Cabrera also said the movie “opened my mind to Jesus,” a reaction that Raymond Joseph “R.J.” Runowski said he hoped he’d see repeated.

“The movie is a witnessing tool,” he said. “It’s hitting the secular world in ways that the Christian world never could penetrate.”

Danetter Seman, of Brooklyn, said that stirring antagonism over who killed Jesus misses the movie’s message.

“It’s a love story about the most important love of my life,” she said.

Some Jews who saw the movie said they could not quarrel with the movie’s origins.

“If people say that this film was anti-Semitic, then basically what they’re saying is the Gospels were anti-Semitic,” said Aryeh Leifert, an Orthodox rabbinical student.

The ADL’s Foxman said he faulted Gibson not for his faith in the Gospels, but for having “cherry-picked” the New Testament and then “filled in” his own interpretations.

After seeing the film, Frank Purcell of Mahwah, N.J., agreed. He said some details from the Gospels were “projected backward” by authors generations after the fact. “We have all this ballyhoo about the crucifixion and forget the message” of Jesus’s life, he said.

Darren Kleinberg, 27, another Orthodox rabbinical student in New York, said the movie made him feel passionate toward Christians for their having to wrestle with the painful story.

“I wanted to hug everyone in the room,” Kleinberg said. “In Judaism, we don’t have that kind of weight.”

As the passion and debate continues, Jewish organizations vowed to make the movie a focus in interfaith ties.

Jonathan Levine, the director of community services for the American Jewish Committee, said the group’s 33 chapters nationwide were organizing screenings and discussions with Christian leaders.

The World Jewish Congress, meanwhile, which was leading a group of French Catholic bishops on a tour of Jewish sites in New York this week, issued a joint statement with Jean Marie Lustiger, the archbishop of Paris, saying “we will not be deterred” in pursuing interfaith ties.

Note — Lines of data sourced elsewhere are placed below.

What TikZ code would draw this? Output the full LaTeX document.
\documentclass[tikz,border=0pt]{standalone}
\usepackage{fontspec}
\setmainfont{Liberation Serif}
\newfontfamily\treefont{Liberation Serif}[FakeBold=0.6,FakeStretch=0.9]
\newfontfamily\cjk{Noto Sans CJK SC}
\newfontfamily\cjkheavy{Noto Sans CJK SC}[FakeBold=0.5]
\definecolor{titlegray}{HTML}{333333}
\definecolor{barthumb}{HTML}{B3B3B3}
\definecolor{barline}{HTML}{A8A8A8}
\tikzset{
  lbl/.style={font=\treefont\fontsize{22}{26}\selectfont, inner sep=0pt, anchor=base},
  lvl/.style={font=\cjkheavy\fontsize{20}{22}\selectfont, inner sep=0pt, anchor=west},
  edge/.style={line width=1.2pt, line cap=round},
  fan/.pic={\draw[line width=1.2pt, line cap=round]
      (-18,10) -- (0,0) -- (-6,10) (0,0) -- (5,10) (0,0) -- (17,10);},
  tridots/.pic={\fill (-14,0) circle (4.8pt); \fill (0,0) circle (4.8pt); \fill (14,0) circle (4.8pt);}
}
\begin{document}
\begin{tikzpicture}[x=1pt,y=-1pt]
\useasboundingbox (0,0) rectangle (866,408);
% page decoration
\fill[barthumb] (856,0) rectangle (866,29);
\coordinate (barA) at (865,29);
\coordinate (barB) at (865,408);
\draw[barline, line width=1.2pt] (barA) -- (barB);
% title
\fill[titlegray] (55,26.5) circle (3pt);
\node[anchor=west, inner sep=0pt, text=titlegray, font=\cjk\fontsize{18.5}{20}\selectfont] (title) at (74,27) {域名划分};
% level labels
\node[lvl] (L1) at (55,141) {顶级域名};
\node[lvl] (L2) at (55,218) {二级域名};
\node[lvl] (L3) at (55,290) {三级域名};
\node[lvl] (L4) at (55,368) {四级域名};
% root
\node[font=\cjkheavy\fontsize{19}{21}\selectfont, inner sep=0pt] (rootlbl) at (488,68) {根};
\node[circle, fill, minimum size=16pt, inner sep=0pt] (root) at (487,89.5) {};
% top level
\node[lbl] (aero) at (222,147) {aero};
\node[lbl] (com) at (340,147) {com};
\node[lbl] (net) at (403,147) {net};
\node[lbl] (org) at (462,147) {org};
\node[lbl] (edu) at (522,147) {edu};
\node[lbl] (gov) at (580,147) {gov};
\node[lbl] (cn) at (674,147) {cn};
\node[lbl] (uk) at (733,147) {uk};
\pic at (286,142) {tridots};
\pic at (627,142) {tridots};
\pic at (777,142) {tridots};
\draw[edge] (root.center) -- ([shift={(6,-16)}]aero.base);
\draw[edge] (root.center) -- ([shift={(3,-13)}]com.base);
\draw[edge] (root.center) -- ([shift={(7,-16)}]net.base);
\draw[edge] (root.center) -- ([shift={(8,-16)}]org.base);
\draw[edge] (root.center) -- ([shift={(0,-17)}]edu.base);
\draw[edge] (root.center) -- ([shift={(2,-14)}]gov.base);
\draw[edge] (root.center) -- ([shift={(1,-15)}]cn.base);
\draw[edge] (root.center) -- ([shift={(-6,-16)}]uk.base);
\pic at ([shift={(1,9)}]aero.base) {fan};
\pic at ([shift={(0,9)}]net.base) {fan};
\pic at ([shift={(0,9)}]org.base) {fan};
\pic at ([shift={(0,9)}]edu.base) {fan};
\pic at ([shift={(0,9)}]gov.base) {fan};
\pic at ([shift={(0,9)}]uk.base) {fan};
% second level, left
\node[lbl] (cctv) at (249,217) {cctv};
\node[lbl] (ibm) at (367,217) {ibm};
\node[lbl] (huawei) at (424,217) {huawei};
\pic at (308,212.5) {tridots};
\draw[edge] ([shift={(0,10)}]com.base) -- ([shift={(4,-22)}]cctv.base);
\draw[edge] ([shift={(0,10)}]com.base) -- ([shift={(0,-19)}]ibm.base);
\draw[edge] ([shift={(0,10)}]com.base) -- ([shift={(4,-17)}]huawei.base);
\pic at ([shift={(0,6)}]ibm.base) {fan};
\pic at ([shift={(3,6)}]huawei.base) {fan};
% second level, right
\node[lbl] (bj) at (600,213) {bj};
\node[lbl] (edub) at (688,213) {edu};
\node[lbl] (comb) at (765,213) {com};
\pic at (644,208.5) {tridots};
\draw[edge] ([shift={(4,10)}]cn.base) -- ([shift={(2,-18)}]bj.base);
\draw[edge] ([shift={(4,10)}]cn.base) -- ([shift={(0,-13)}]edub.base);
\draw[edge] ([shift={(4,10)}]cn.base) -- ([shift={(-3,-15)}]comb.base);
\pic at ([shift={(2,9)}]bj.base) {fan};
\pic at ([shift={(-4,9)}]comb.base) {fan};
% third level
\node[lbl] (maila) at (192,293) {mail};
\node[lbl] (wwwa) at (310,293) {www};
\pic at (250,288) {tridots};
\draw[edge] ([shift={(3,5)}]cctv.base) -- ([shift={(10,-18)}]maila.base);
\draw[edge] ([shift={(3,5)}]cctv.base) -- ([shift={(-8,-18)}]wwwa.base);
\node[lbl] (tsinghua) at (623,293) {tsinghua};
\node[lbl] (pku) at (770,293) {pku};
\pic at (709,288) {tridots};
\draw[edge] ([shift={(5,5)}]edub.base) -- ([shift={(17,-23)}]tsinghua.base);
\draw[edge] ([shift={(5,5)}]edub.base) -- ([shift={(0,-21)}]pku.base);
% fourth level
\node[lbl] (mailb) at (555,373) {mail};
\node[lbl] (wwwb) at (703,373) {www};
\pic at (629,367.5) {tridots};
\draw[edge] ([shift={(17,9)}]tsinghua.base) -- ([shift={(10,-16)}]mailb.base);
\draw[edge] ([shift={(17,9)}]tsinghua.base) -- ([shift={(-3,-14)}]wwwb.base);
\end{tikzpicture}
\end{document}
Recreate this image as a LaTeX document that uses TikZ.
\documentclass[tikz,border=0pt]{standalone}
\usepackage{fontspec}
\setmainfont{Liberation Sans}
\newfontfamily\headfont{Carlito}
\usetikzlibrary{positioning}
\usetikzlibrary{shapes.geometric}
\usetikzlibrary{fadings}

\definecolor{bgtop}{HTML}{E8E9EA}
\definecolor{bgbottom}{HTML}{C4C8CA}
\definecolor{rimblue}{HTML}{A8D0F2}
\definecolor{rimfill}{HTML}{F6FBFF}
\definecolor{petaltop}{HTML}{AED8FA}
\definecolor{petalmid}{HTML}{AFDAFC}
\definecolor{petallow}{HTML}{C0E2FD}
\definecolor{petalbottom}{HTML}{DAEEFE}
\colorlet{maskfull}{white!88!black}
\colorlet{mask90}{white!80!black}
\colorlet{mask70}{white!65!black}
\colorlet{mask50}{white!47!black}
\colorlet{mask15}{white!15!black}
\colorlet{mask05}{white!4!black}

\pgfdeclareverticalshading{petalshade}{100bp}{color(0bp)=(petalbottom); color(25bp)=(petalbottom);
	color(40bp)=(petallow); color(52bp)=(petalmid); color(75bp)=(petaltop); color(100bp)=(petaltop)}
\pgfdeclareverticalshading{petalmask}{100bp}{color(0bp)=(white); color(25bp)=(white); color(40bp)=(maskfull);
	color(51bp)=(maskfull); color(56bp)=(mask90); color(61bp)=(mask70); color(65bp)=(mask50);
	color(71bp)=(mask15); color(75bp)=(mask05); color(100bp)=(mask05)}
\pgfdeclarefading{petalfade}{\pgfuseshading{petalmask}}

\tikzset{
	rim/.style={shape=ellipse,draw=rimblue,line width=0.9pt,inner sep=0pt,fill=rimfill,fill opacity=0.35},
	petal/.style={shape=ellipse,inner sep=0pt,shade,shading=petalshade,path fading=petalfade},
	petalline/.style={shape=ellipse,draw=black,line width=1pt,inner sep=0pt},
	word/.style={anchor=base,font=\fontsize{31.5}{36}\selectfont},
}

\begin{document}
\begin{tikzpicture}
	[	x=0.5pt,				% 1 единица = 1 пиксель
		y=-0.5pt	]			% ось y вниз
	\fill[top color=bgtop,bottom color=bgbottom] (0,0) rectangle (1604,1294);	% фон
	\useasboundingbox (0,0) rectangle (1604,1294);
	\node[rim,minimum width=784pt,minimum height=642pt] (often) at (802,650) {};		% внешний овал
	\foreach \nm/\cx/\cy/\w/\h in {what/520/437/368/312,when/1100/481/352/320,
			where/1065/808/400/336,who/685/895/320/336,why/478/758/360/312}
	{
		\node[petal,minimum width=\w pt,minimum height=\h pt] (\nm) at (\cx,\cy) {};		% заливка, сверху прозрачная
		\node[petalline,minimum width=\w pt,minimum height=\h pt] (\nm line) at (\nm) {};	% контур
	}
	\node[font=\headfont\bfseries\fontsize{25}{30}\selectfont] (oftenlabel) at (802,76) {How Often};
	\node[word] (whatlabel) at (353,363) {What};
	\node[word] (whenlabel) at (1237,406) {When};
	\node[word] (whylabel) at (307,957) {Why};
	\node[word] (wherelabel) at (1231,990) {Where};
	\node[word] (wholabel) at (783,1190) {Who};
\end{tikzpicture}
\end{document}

Grass-roots interfaith moves cropped up as well.

In Barrington, R.I., Rabbi James Rosenberg of the Reform synagogue Temple Habonim said he will meet with a Catholic priest and several Protestant ministers to watch the movie and discuss it afterward.

The movie has “without a doubt” come to dominate interfaith dialogue in recent months, Levine said.

Others said Jewish groups that campaigned against the movie had waged an ill-conceived — and losing — battle.

“We have fought this and lost,” said Rabbi Yechiel Eckstein, president of the International Fellowship of Christians and Jews, who argued that Jews overreacted to the film. “The hysteria of the Jewish response was uncalled for.”

Eckstein pointed out that calls went unheeded for Gibson to cut a scene with the so-called “blood libel,” in which the Roman governor Pontius Pilate washes his hands of Jesus’s blood and the Jewish priests say it remains on their hands. The scene remained but, unlike the rest of the movie, was not translated into the English subtitles from Aramaic.

Eckstein said he now is going to start dialogue groups with evangelical Christians about the movie.

He said he remained hopeful in part because of a letter from Pastor Jim Tomberlin, of the Willow Creek Community Church on Chicago’s North Shore, the largest Protestant church in America.

Given that Jesus and his early followers were all Jews, the pastor wrote, “how can I not love the people that brought me the God I follow and the Scriptures that guide me?”

Other Christians seemed less inclined to agree.

The Lovingway United Pentecostal Church in Denver drew protests after unveiling a sign Wednesday that said, “Jews Killed the Lord Jesus.” The sign added, “Settled!”

Remarked one Jewish public relations professional: “And so it begins.”